RECORDS SUPPLIED —

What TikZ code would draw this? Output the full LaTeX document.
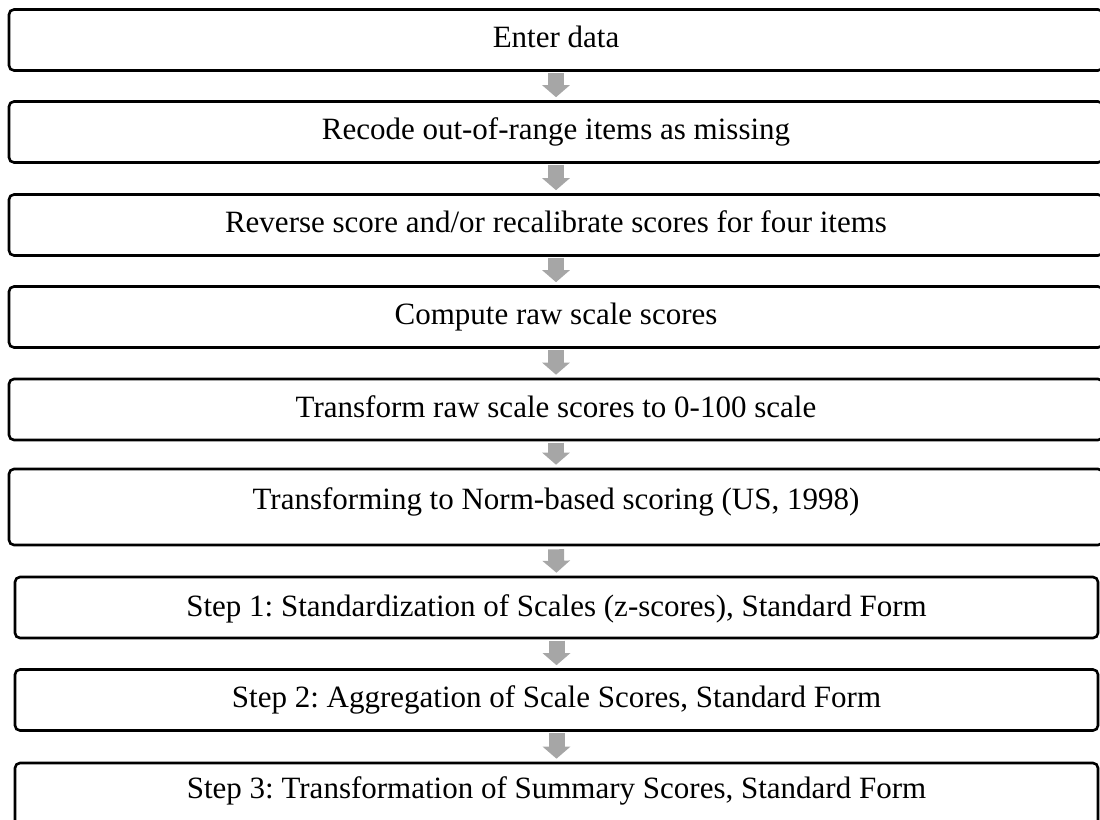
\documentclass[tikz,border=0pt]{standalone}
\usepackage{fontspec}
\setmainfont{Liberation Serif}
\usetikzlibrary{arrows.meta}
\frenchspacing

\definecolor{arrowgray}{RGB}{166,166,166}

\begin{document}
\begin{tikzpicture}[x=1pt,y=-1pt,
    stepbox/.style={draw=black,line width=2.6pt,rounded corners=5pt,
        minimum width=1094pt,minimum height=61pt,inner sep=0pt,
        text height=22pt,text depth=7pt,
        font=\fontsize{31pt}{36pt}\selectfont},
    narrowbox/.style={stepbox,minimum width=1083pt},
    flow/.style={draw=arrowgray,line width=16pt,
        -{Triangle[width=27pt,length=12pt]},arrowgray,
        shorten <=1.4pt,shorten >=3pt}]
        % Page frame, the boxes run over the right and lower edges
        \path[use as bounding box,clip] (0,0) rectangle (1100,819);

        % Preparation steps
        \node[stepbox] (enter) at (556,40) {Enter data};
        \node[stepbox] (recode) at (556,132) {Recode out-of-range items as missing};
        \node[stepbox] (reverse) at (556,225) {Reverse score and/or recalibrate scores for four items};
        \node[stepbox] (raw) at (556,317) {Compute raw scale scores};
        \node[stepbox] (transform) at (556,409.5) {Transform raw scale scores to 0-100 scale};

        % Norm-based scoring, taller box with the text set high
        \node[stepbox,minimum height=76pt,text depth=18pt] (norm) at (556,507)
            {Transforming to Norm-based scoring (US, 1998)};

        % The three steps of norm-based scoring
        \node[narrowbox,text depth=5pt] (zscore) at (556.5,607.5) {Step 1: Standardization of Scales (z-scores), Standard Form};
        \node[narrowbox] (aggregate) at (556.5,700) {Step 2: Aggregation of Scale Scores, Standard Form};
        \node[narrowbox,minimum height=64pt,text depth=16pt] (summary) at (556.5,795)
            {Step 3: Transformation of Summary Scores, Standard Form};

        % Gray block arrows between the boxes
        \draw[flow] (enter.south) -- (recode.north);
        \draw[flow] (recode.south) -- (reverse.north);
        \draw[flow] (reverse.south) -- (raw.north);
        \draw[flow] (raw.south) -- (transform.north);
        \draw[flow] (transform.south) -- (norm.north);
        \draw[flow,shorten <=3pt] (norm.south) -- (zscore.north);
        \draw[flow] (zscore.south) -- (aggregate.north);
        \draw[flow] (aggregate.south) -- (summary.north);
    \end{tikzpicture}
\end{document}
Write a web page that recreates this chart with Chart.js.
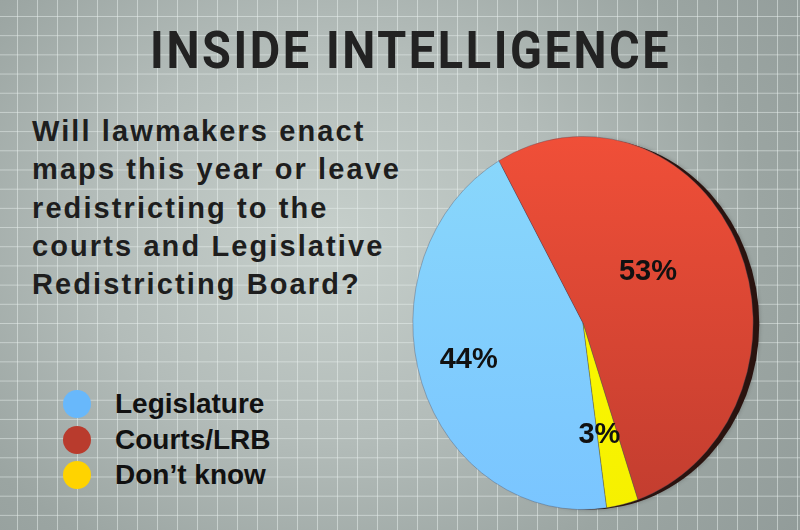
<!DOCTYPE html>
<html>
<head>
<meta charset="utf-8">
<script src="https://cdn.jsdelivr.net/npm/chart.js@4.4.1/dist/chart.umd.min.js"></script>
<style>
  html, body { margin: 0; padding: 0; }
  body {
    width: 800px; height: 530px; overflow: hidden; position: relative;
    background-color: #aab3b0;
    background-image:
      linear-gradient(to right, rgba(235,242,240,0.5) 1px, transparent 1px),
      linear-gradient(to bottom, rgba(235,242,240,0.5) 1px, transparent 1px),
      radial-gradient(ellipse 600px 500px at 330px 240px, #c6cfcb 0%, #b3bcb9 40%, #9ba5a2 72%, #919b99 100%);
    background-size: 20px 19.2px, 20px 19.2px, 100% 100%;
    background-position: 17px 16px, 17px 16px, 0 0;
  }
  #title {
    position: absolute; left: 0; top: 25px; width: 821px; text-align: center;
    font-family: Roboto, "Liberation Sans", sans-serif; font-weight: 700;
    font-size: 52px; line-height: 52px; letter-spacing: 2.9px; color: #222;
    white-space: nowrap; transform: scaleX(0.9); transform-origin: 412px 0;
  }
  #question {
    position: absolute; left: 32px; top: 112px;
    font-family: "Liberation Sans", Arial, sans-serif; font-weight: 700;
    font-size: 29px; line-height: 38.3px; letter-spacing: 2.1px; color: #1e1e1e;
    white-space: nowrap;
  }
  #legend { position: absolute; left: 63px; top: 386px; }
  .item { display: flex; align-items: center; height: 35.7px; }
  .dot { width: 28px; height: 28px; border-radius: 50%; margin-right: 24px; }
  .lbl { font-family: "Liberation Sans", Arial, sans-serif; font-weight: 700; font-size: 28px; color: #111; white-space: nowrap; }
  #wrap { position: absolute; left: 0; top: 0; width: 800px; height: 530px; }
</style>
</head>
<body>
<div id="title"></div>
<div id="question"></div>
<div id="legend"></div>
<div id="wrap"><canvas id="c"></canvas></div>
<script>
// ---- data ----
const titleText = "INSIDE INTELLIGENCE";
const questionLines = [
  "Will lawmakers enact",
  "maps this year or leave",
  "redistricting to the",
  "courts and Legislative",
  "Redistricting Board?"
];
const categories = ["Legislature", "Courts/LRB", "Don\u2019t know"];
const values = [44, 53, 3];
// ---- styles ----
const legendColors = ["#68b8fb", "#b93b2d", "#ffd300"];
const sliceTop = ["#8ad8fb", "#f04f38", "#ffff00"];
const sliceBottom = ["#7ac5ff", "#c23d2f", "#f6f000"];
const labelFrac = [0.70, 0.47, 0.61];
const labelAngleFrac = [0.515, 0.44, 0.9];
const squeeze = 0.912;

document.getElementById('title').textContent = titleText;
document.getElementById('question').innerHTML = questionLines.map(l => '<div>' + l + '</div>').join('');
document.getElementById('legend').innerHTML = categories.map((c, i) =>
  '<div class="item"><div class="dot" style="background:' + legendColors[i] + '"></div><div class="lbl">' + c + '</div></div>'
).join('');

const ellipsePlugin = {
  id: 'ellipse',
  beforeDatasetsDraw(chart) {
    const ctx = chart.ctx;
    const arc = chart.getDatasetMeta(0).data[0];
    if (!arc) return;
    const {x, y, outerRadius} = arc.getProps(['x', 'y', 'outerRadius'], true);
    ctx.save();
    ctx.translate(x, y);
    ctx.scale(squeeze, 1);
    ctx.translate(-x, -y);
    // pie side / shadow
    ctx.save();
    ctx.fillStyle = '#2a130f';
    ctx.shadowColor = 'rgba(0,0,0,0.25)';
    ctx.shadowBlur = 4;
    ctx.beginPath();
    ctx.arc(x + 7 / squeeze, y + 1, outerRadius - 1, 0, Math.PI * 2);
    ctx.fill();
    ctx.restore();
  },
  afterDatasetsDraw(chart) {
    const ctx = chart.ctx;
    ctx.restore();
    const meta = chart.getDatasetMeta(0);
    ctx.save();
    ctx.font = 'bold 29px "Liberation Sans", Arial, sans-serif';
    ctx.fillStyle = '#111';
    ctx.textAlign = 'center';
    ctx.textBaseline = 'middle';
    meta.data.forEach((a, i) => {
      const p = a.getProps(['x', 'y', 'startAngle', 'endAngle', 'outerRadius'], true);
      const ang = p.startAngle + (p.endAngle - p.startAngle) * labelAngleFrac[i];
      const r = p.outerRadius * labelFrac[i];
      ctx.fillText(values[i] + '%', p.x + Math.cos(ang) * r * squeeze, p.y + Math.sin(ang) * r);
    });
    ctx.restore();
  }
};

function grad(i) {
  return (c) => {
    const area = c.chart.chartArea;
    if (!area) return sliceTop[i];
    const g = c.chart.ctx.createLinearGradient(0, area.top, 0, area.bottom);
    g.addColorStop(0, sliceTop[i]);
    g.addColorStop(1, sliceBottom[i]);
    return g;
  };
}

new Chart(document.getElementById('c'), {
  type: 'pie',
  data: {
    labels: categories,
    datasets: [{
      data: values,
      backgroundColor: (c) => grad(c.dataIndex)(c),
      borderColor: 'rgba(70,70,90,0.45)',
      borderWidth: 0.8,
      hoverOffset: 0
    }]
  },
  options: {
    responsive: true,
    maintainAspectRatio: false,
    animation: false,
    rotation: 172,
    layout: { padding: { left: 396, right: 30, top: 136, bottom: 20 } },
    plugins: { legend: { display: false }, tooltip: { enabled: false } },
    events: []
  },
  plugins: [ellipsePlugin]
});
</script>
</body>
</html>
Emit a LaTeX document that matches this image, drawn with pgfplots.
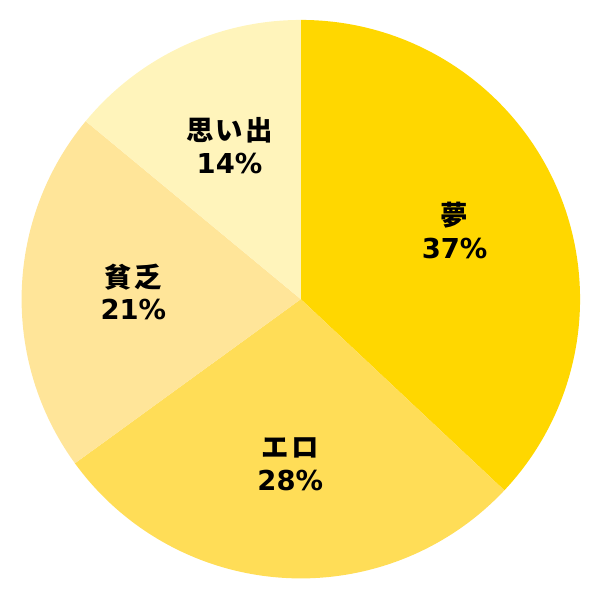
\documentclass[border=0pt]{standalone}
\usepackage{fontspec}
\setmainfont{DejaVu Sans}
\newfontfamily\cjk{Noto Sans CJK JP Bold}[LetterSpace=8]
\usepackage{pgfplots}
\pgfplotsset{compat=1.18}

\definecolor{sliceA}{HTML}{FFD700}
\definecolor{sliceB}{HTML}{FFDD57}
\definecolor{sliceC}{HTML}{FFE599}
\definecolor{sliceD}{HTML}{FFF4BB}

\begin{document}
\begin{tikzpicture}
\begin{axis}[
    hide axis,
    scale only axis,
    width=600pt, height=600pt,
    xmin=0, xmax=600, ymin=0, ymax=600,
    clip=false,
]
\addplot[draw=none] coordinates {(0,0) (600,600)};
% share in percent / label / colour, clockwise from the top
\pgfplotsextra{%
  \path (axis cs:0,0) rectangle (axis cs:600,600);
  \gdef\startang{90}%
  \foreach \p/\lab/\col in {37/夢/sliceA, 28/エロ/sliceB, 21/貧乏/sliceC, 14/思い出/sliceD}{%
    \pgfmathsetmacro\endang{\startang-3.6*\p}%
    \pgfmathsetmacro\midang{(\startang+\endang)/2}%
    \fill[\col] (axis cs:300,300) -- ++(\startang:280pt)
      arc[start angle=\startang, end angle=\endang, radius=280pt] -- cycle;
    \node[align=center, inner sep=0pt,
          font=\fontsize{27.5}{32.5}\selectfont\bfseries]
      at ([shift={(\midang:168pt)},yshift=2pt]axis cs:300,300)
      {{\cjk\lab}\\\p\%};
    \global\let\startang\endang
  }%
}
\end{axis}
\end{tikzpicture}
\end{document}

EXERCISE —
Up to and including the last line of the listing, starting at the line with "Emit a LaTeX", extract every line exactly and leave out the pictures.

RESPONSE FOR THIS EXERCISE —
Emit a LaTeX document that matches this image, drawn with pgfplots.
\documentclass[border=0pt]{standalone}
\usepackage{fontspec}
\setmainfont{DejaVu Sans}
\newfontfamily\cjk{Noto Sans CJK JP Bold}[LetterSpace=8]
\usepackage{pgfplots}
\pgfplotsset{compat=1.18}

\definecolor{sliceA}{HTML}{FFD700}
\definecolor{sliceB}{HTML}{FFDD57}
\definecolor{sliceC}{HTML}{FFE599}
\definecolor{sliceD}{HTML}{FFF4BB}

\begin{document}
\begin{tikzpicture}
\begin{axis}[
    hide axis,
    scale only axis,
    width=600pt, height=600pt,
    xmin=0, xmax=600, ymin=0, ymax=600,
    clip=false,
]
\addplot[draw=none] coordinates {(0,0) (600,600)};
% share in percent / label / colour, clockwise from the top
\pgfplotsextra{%
  \path (axis cs:0,0) rectangle (axis cs:600,600);
  \gdef\startang{90}%
  \foreach \p/\lab/\col in {37/夢/sliceA, 28/エロ/sliceB, 21/貧乏/sliceC, 14/思い出/sliceD}{%
    \pgfmathsetmacro\endang{\startang-3.6*\p}%
    \pgfmathsetmacro\midang{(\startang+\endang)/2}%
    \fill[\col] (axis cs:300,300) -- ++(\startang:280pt)
      arc[start angle=\startang, end angle=\endang, radius=280pt] -- cycle;
    \node[align=center, inner sep=0pt,
          font=\fontsize{27.5}{32.5}\selectfont\bfseries]
      at ([shift={(\midang:168pt)},yshift=2pt]axis cs:300,300)
      {{\cjk\lab}\\\p\%};
    \global\let\startang\endang
  }%
}
\end{axis}
\end{tikzpicture}
\end{document}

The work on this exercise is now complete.